* _DIRECTIVE_
Stop at the line containing "import seaborn as sns": write out every line from the beginning of the entries up to and including it, minus the pictures.

* _SUPPLIED INFORMATION_
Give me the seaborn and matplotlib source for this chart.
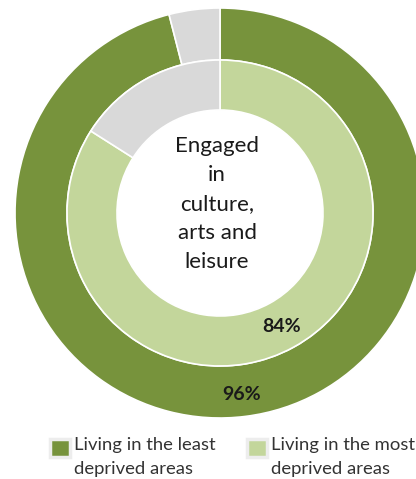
import matplotlib
matplotlib.use("Agg")
import matplotlib.pyplot as plt
from matplotlib.patches import Rectangle
import seaborn as sns

# Share of residents engaged in culture, arts and leisure
groups = ["Living in the least\ndeprived areas", "Living in the most\ndeprived areas"]
engaged = [96, 84]
group_colors = ["#77933C", "#C3D69B"]
rest_color = "#D9D9D9"
centre_label = "Engaged\nin\nculture,\narts and\nleisure"

sns.set_theme(style="white")
plt.rcParams["font.family"] = ["Lato", "DejaVu Sans"]

W, H = 416, 479
fig = plt.figure(figsize=(W / 100, H / 100), dpi=100)
ax = fig.add_axes([0, 0, 1, 1])

cx, cy = 220, H - 213
rings = [(205, 52), (153, 50)]  # (outer radius, width) per group

for (radius, width), val, col in zip(rings, engaged, group_colors):
    ax.pie(
        [val, 100 - val],
        colors=[col, rest_color],
        startangle=90,
        counterclock=False,
        center=(cx, cy),
        radius=radius,
        wedgeprops=dict(width=width, edgecolor="white", linewidth=1.2),
        frame=True,
    )
ax.set_xlim(0, W)
ax.set_ylim(0, H)
ax.set_aspect("equal")
ax.axis("off")

# value labels
ax.text(242, H - 394, f"{engaged[0]}%", ha="center", va="center",
        fontsize=14, fontweight="bold", color="#1a1a1a")
ax.text(282, H - 327, f"{engaged[1]}%", ha="center", va="center",
        fontsize=14, fontweight="bold", color="#1a1a1a")

ax.text(217, H - 204, centre_label, ha="center", va="center",
        fontsize=16, color="#1a1a1a", linespacing=1.55)

# legend: swatch aligned with the first text line
legend_x = [50, 247]
for x0, label, col in zip(legend_x, groups, group_colors):
    ax.add_patch(Rectangle((x0, H - 457), 20, 18, facecolor=col,
                           edgecolor="#EDEDED", linewidth=2.5, clip_on=False))
    ax.text(x0 + 24, H - 437, label, ha="left", va="top", fontsize=13.3,
            color="#333333", linespacing=1.65)

fig.savefig("out.png", dpi=100)
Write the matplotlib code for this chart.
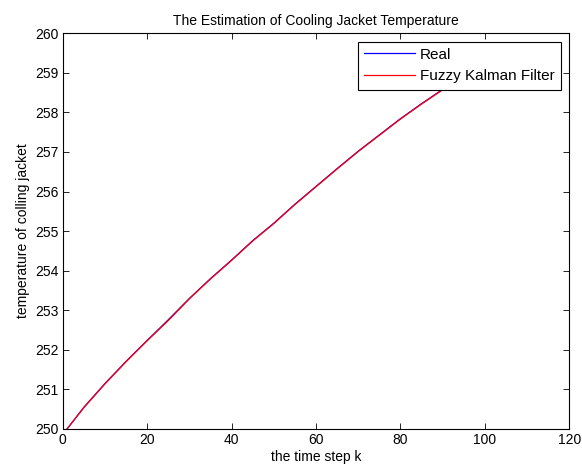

* _EXPECTED OUTPUT_
Give me the seaborn and matplotlib source for this chart.
import matplotlib
matplotlib.use("Agg")
import matplotlib.pyplot as plt
from matplotlib.patches import Rectangle
import seaborn as sns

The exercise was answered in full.